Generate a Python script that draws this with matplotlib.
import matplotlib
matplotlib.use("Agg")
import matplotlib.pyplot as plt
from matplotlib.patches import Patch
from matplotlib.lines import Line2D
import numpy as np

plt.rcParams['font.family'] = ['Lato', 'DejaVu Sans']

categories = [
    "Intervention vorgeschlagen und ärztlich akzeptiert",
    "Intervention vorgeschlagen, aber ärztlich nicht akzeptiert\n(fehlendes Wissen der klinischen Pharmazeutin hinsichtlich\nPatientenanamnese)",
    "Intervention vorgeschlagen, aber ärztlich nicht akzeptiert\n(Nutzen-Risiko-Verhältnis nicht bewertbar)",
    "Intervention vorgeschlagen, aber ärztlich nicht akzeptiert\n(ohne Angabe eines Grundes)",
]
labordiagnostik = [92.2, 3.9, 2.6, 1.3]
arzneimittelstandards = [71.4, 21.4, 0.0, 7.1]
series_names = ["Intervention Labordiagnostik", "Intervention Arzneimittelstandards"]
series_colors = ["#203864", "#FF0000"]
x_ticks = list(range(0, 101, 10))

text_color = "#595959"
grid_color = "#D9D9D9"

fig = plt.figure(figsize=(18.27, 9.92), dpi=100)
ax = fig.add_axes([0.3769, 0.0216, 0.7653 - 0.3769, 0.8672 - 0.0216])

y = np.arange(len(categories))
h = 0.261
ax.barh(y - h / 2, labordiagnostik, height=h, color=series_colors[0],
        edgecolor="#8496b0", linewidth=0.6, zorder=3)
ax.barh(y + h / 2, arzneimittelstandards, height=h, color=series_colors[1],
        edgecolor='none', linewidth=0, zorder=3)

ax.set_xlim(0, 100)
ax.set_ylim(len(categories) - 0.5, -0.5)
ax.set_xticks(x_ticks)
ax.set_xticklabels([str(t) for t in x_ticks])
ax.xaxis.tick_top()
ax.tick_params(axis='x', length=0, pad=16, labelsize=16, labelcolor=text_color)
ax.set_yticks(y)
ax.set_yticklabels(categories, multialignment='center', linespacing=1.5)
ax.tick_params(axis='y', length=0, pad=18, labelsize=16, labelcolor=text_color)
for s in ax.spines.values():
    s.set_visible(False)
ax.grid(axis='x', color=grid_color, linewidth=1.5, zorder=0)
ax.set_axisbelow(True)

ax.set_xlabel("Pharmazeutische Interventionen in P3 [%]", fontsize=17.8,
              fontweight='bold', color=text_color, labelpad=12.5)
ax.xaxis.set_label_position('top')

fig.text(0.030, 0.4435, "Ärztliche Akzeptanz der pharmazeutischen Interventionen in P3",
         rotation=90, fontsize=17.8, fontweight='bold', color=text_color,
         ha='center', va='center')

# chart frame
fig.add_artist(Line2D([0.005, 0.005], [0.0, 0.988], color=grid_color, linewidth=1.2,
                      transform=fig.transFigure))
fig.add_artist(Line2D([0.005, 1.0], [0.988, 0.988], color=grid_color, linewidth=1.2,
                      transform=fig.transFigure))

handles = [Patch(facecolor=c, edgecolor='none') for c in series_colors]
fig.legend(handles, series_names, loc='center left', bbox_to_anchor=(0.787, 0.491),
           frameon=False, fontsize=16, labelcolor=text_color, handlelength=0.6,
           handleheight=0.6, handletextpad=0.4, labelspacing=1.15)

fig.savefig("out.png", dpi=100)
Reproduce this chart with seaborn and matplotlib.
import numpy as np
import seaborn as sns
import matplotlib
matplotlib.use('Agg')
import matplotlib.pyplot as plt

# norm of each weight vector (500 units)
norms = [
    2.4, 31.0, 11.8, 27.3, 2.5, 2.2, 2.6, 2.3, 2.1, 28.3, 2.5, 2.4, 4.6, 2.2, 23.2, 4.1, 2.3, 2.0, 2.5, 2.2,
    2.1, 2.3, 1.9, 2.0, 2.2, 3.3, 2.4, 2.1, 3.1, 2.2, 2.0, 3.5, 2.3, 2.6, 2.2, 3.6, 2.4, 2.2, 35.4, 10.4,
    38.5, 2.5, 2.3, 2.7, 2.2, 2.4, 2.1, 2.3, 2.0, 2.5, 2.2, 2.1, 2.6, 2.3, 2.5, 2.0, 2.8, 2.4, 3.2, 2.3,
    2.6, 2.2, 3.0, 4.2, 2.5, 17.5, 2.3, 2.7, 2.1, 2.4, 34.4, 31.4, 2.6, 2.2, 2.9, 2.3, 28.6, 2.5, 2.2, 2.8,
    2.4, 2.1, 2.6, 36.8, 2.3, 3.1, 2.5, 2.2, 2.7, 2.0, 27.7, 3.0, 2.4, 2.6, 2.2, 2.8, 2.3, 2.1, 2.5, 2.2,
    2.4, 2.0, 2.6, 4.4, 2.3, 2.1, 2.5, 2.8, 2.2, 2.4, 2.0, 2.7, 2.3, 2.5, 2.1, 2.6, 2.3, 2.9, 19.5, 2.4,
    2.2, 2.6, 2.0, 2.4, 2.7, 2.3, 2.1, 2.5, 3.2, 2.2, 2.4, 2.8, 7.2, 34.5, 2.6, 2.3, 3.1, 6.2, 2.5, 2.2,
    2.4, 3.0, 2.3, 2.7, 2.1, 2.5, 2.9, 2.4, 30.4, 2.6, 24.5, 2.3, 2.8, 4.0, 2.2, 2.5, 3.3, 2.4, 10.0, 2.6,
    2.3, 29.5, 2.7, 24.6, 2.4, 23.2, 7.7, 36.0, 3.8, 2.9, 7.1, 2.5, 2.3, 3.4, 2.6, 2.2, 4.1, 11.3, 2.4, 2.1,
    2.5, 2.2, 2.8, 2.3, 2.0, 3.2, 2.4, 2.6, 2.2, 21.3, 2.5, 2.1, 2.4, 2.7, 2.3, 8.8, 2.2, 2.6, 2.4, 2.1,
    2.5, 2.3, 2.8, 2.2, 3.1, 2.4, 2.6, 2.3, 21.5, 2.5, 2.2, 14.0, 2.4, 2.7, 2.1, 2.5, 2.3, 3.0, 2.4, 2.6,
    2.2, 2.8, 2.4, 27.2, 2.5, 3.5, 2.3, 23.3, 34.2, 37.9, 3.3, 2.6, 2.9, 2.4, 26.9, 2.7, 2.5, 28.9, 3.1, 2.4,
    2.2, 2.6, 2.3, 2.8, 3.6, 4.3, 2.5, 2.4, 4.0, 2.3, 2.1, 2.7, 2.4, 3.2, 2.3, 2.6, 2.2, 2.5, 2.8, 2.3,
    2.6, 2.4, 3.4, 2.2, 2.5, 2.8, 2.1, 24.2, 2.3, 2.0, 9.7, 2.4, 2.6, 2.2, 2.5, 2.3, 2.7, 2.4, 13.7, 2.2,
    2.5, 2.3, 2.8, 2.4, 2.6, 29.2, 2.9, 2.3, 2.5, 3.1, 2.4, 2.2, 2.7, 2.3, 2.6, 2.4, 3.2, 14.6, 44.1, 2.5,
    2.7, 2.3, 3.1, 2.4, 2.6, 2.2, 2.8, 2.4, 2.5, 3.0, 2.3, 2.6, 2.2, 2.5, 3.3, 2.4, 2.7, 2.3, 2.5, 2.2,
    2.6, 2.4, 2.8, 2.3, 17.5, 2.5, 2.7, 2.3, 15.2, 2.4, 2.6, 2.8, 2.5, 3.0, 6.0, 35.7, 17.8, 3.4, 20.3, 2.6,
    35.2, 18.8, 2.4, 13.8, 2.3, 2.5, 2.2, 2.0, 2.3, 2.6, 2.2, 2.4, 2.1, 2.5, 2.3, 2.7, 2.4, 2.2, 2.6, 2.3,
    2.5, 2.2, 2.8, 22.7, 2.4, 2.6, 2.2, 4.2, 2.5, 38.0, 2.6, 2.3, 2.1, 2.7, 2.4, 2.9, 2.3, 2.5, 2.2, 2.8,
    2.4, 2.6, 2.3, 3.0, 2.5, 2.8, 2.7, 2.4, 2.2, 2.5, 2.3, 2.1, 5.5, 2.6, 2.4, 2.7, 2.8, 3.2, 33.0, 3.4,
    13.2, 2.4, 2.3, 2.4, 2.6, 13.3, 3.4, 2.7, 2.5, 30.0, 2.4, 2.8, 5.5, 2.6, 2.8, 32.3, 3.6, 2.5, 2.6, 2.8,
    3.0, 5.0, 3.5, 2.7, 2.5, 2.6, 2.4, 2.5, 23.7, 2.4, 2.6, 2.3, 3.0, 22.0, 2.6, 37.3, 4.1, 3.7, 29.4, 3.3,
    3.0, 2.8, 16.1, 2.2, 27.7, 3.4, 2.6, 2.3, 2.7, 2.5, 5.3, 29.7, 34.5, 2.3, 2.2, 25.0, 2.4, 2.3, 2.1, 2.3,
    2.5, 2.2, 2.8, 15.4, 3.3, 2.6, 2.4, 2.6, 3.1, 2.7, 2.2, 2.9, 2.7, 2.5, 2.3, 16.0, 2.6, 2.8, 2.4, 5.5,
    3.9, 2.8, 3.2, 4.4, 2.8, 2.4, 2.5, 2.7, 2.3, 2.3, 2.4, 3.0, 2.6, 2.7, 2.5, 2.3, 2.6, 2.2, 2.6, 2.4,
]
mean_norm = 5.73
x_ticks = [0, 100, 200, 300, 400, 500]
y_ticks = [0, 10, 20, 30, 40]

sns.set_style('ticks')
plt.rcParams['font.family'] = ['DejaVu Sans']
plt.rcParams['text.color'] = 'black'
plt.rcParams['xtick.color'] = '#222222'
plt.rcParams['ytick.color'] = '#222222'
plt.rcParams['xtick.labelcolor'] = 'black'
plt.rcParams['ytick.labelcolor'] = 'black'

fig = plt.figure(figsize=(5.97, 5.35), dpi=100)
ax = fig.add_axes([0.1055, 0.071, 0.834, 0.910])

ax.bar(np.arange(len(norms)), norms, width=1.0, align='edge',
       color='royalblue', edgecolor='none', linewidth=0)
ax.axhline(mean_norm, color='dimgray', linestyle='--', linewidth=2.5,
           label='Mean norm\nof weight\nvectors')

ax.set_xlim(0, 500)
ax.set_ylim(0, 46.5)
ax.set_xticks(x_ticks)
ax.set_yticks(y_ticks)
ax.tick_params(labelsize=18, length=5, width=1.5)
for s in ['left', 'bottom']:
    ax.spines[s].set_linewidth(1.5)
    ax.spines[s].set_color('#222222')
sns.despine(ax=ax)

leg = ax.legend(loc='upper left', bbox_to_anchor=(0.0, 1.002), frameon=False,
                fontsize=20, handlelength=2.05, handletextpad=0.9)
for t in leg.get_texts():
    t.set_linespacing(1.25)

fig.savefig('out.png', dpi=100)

※ ※ ※

- Direction
Extract the first line above and each line after it up to and including the one with "plt.rcParams['font.family'] = ['Lato', 'DejaVu", please, exactly and with nothing else.

- Solution to this task
Generate a Python script that draws this with matplotlib.
import matplotlib
matplotlib.use("Agg")
import matplotlib.pyplot as plt
from matplotlib.patches import Patch
from matplotlib.lines import Line2D
import numpy as np

plt.rcParams['font.family'] = ['Lato', 'DejaVu Sans']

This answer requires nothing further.